>> start INPUT
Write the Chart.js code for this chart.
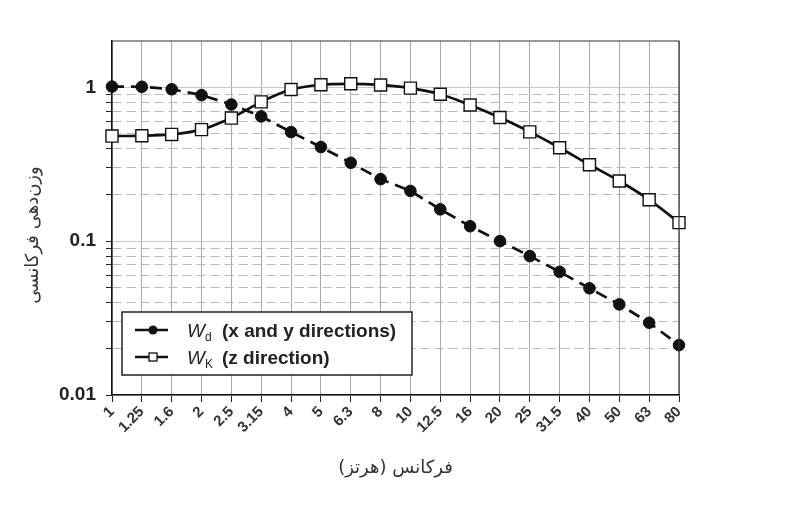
<!DOCTYPE html>
<html>
<head>
<meta charset="utf-8">
<script src="https://cdn.jsdelivr.net/npm/chart.js@4.4.1/dist/chart.umd.min.js"></script>
<style>
html,body{margin:0;padding:0;background:#fff;}
#wrap{width:789px;height:505px;}
</style>
</head>
<body>
<div id="wrap"><canvas id="c" width="789" height="505"></canvas></div>
<script>
const categories = ['1','1.25','1.6','2','2.5','3.15','4','5','6.3','8','10','12.5','16','20','25','31.5','40','50','63','80'];
const wdValues = [1.011,1.008,0.971,0.890,0.773,0.647,0.512,0.409,0.323,0.253,0.212,0.161,0.125,0.100,0.080,0.0632,0.0494,0.0388,0.0295,0.0211];
const wkValues = [0.482,0.484,0.494,0.531,0.631,0.804,0.967,1.039,1.054,1.036,0.988,0.902,0.768,0.636,0.513,0.405,0.314,0.246,0.186,0.132];
const yTickValues = [0.01,0.02,0.03,0.04,0.05,0.06,0.07,0.08,0.09,0.1,0.2,0.3,0.4,0.5,0.6,0.7,0.8,0.9,1];
const yTickLabels = {'0.01':'0.01','0.1':'0.1','1':'1'};
const xTitle = 'فرکانس (هرتز)';
const yTitle = 'وزن‌دهی فرکانسی';
const legendItems = [
  {main:'W', sub:'d', text:'(x and y directions)', marker:'circle'},
  {main:'W', sub:'K', text:'(z direction)', marker:'rect'}
];

const isMajor = v => Math.abs(Math.log10(v) - Math.round(Math.log10(v))) < 1e-6;

const framePlugin = {
  id:'frame',
  afterDraw(chart){
    const {ctx, chartArea:ca} = chart;
    ctx.save();
    ctx.strokeStyle = '#333';
    ctx.lineWidth = 1.2;
    ctx.beginPath();
    ctx.moveTo(ca.left, ca.top);
    ctx.lineTo(ca.right, ca.top);
    ctx.lineTo(ca.right, ca.bottom);
    ctx.stroke();
    // y title
    ctx.translate(33, 235);
    ctx.rotate(-Math.PI/2);
    ctx.fillStyle = '#333';
    ctx.font = '18px "DejaVu Sans"';
    ctx.textAlign = 'center';
    ctx.textBaseline = 'middle';
    ctx.fillText(yTitle, 0, 0);
    ctx.restore();

    // legend
    const x0 = ca.left + 10, y0 = ca.bottom - 83;
    ctx.save();
    ctx.fillStyle = '#fff';
    ctx.fillRect(x0, y0, 290, 63);
    ctx.strokeStyle = '#222';
    ctx.lineWidth = 1.5;
    ctx.strokeRect(x0, y0, 290, 63);
    legendItems.forEach((it, i) => {
      const y = y0 + 18 + i*27;
      ctx.strokeStyle = '#111';
      ctx.lineWidth = 2.5;
      ctx.beginPath();
      ctx.moveTo(x0+13, y); ctx.lineTo(x0+46, y); ctx.stroke();
      ctx.lineWidth = 1.3;
      if (it.marker === 'circle') {
        ctx.fillStyle = '#111';
        ctx.beginPath(); ctx.arc(x0+31, y, 4.5, 0, Math.PI*2); ctx.fill();
      } else {
        ctx.fillStyle = '#fff';
        ctx.fillRect(x0+27, y-4, 8, 8);
        ctx.strokeRect(x0+27, y-4, 8, 8);
      }
      ctx.fillStyle = '#222';
      ctx.textBaseline = 'alphabetic';
      ctx.textAlign = 'left';
      ctx.font = 'italic 19px "Liberation Sans"';
      ctx.fillText(it.main, x0+65, y+7);
      ctx.font = '12px "Liberation Sans"';
      ctx.fillText(it.sub, x0+83, y+11);
      ctx.font = 'bold 19px "Liberation Sans"';
      ctx.fillText(it.text, x0+100, y+7);
    });
    ctx.restore();
  }
};

new Chart(document.getElementById('c'), {
  type:'line',
  data:{
    labels: categories,
    datasets:[
      {
        label:'Wd (x and y directions)',
        data: wdValues,
        borderColor:'#111',
        borderWidth:2.7,
        borderDash:[12,7],
        pointStyle:'circle',
        pointRadius:5.8,
        pointBackgroundColor:'#111',
        pointBorderColor:'#111',
        pointBorderWidth:1,
        tension:0
      },
      {
        label:'WK (z direction)',
        data: wkValues,
        borderColor:'#111',
        borderWidth:2.7,
        pointStyle:'rect',
        pointRadius:8.5,
        pointBackgroundColor:'#fff',
        pointBorderColor:'#111',
        pointBorderWidth:1.4,
        tension:0.2
      }
    ]
  },
  options:{
    responsive:false,
    animation:false,
    devicePixelRatio:1,
    layout:{padding:{left:0,top:41,right:110,bottom:0}},
    plugins:{legend:{display:false}, tooltip:{enabled:false}},
    scales:{
      x:{
        type:'category',
        offset:false,
        grid:{color:'#a8a8a8', lineWidth:1, tickLength:7, tickColor:'#222', offset:false},
        border:{color:'#111', width:1.5},
        ticks:{autoSkip:false, minRotation:45, maxRotation:45, padding:1, color:'#333', font:{family:'"Liberation Sans"', size:15, weight:'bold'}},
        title:{display:true, text:xTitle, color:'#333', font:{family:'"DejaVu Sans"', size:18}, padding:{top:0,bottom:26}},
        afterFit(s){ s.height = 110; }
      },
      y:{
        type:'logarithmic',
        min:0.01,
        max:2,
        afterBuildTicks(s){ s.ticks = yTickValues.map(v => ({value:v, major:isMajor(v)})); },
        grid:{
          color: c => (c.tick && isMajor(c.tick.value)) ? '#c8c8c8' : '#b8b8b8',
          lineWidth:1,
          tickLength:6,
          tickColor:'#222'
        },
        border:{
          color:'#111', width:1.5,
          dash: c => (c.tick && !isMajor(c.tick.value)) ? [9,5] : []
        },
        ticks:{
          autoSkip:false,
          padding:10,
          color:'#222',
          font:{family:'"Liberation Sans"', size:19, weight:'bold'},
          callback:(v) => { const k = String(+v.toPrecision(6)); return yTickLabels[k] !== undefined ? yTickLabels[k] : ''; }
        },
        afterFit(s){ s.width = 112; }
      }
    }
  },
  plugins:[framePlugin]
});
</script>
</body>
</html>
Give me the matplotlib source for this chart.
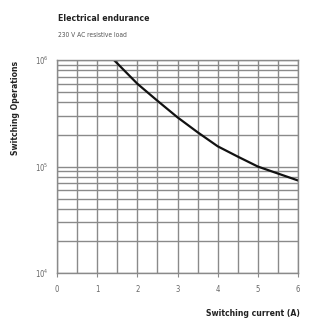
>> end INPUT
* _YOUR TASK_
Transcribe the listing in full and omit the pictures.

* _COMPLETE ANSWER_
Write the Chart.js code for this chart.
<!DOCTYPE html>
<html>
<head>
<meta charset="utf-8">
<script src="https://cdn.jsdelivr.net/npm/chart.js@4.4.1/dist/chart.umd.min.js"></script>
<style>
html,body{margin:0;padding:0;background:#fff;}
#wrap{width:789px;height:505px;}
</style>
</head>
<body>
<div id="wrap"><canvas id="c" width="789" height="505"></canvas></div>
<script>
const categories = ['1','1.25','1.6','2','2.5','3.15','4','5','6.3','8','10','12.5','16','20','25','31.5','40','50','63','80'];
const wdValues = [1.011,1.008,0.971,0.890,0.773,0.647,0.512,0.409,0.323,0.253,0.212,0.161,0.125,0.100,0.080,0.0632,0.0494,0.0388,0.0295,0.0211];
const wkValues = [0.482,0.484,0.494,0.531,0.631,0.804,0.967,1.039,1.054,1.036,0.988,0.902,0.768,0.636,0.513,0.405,0.314,0.246,0.186,0.132];
const yTickValues = [0.01,0.02,0.03,0.04,0.05,0.06,0.07,0.08,0.09,0.1,0.2,0.3,0.4,0.5,0.6,0.7,0.8,0.9,1];
const yTickLabels = {'0.01':'0.01','0.1':'0.1','1':'1'};
const xTitle = 'فرکانس (هرتز)';
const yTitle = 'وزن‌دهی فرکانسی';
const legendItems = [
  {main:'W', sub:'d', text:'(x and y directions)', marker:'circle'},
  {main:'W', sub:'K', text:'(z direction)', marker:'rect'}
];

const isMajor = v => Math.abs(Math.log10(v) - Math.round(Math.log10(v))) < 1e-6;

const framePlugin = {
  id:'frame',
  afterDraw(chart){
    const {ctx, chartArea:ca} = chart;
    ctx.save();
    ctx.strokeStyle = '#333';
    ctx.lineWidth = 1.2;
    ctx.beginPath();
    ctx.moveTo(ca.left, ca.top);
    ctx.lineTo(ca.right, ca.top);
    ctx.lineTo(ca.right, ca.bottom);
    ctx.stroke();
    // y title
    ctx.translate(33, 235);
    ctx.rotate(-Math.PI/2);
    ctx.fillStyle = '#333';
    ctx.font = '18px "DejaVu Sans"';
    ctx.textAlign = 'center';
    ctx.textBaseline = 'middle';
    ctx.fillText(yTitle, 0, 0);
    ctx.restore();

    // legend
    const x0 = ca.left + 10, y0 = ca.bottom - 83;
    ctx.save();
    ctx.fillStyle = '#fff';
    ctx.fillRect(x0, y0, 290, 63);
    ctx.strokeStyle = '#222';
    ctx.lineWidth = 1.5;
    ctx.strokeRect(x0, y0, 290, 63);
    legendItems.forEach((it, i) => {
      const y = y0 + 18 + i*27;
      ctx.strokeStyle = '#111';
      ctx.lineWidth = 2.5;
      ctx.beginPath();
      ctx.moveTo(x0+13, y); ctx.lineTo(x0+46, y); ctx.stroke();
      ctx.lineWidth = 1.3;
      if (it.marker === 'circle') {
        ctx.fillStyle = '#111';
        ctx.beginPath(); ctx.arc(x0+31, y, 4.5, 0, Math.PI*2); ctx.fill();
      } else {
        ctx.fillStyle = '#fff';
        ctx.fillRect(x0+27, y-4, 8, 8);
        ctx.strokeRect(x0+27, y-4, 8, 8);
      }
      ctx.fillStyle = '#222';
      ctx.textBaseline = 'alphabetic';
      ctx.textAlign = 'left';
      ctx.font = 'italic 19px "Liberation Sans"';
      ctx.fillText(it.main, x0+65, y+7);
      ctx.font = '12px "Liberation Sans"';
      ctx.fillText(it.sub, x0+83, y+11);
      ctx.font = 'bold 19px "Liberation Sans"';
      ctx.fillText(it.text, x0+100, y+7);
    });
    ctx.restore();
  }
};

new Chart(document.getElementById('c'), {
  type:'line',
  data:{
    labels: categories,
    datasets:[
      {
        label:'Wd (x and y directions)',
        data: wdValues,
        borderColor:'#111',
        borderWidth:2.7,
        borderDash:[12,7],
        pointStyle:'circle',
        pointRadius:5.8,
        pointBackgroundColor:'#111',
        pointBorderColor:'#111',
        pointBorderWidth:1,
        tension:0
      },
      {
        label:'WK (z direction)',
        data: wkValues,
        borderColor:'#111',
        borderWidth:2.7,
        pointStyle:'rect',
        pointRadius:8.5,
        pointBackgroundColor:'#fff',
        pointBorderColor:'#111',
        pointBorderWidth:1.4,
        tension:0.2
      }
    ]
  },
  options:{
    responsive:false,
    animation:false,
    devicePixelRatio:1,
    layout:{padding:{left:0,top:41,right:110,bottom:0}},
    plugins:{legend:{display:false}, tooltip:{enabled:false}},
    scales:{
      x:{
        type:'category',
        offset:false,
        grid:{color:'#a8a8a8', lineWidth:1, tickLength:7, tickColor:'#222', offset:false},
        border:{color:'#111', width:1.5},
        ticks:{autoSkip:false, minRotation:45, maxRotation:45, padding:1, color:'#333', font:{family:'"Liberation Sans"', size:15, weight:'bold'}},
        title:{display:true, text:xTitle, color:'#333', font:{family:'"DejaVu Sans"', size:18}, padding:{top:0,bottom:26}},
        afterFit(s){ s.height = 110; }
      },
      y:{
        type:'logarithmic',
        min:0.01,
        max:2,
        afterBuildTicks(s){ s.ticks = yTickValues.map(v => ({value:v, major:isMajor(v)})); },
        grid:{
          color: c => (c.tick && isMajor(c.tick.value)) ? '#c8c8c8' : '#b8b8b8',
          lineWidth:1,
          tickLength:6,
          tickColor:'#222'
        },
        border:{
          color:'#111', width:1.5,
          dash: c => (c.tick && !isMajor(c.tick.value)) ? [9,5] : []
        },
        ticks:{
          autoSkip:false,
          padding:10,
          color:'#222',
          font:{family:'"Liberation Sans"', size:19, weight:'bold'},
          callback:(v) => { const k = String(+v.toPrecision(6)); return yTickLabels[k] !== undefined ? yTickLabels[k] : ''; }
        },
        afterFit(s){ s.width = 112; }
      }
    }
  },
  plugins:[framePlugin]
});
</script>
</body>
</html>
Give me the matplotlib source for this chart.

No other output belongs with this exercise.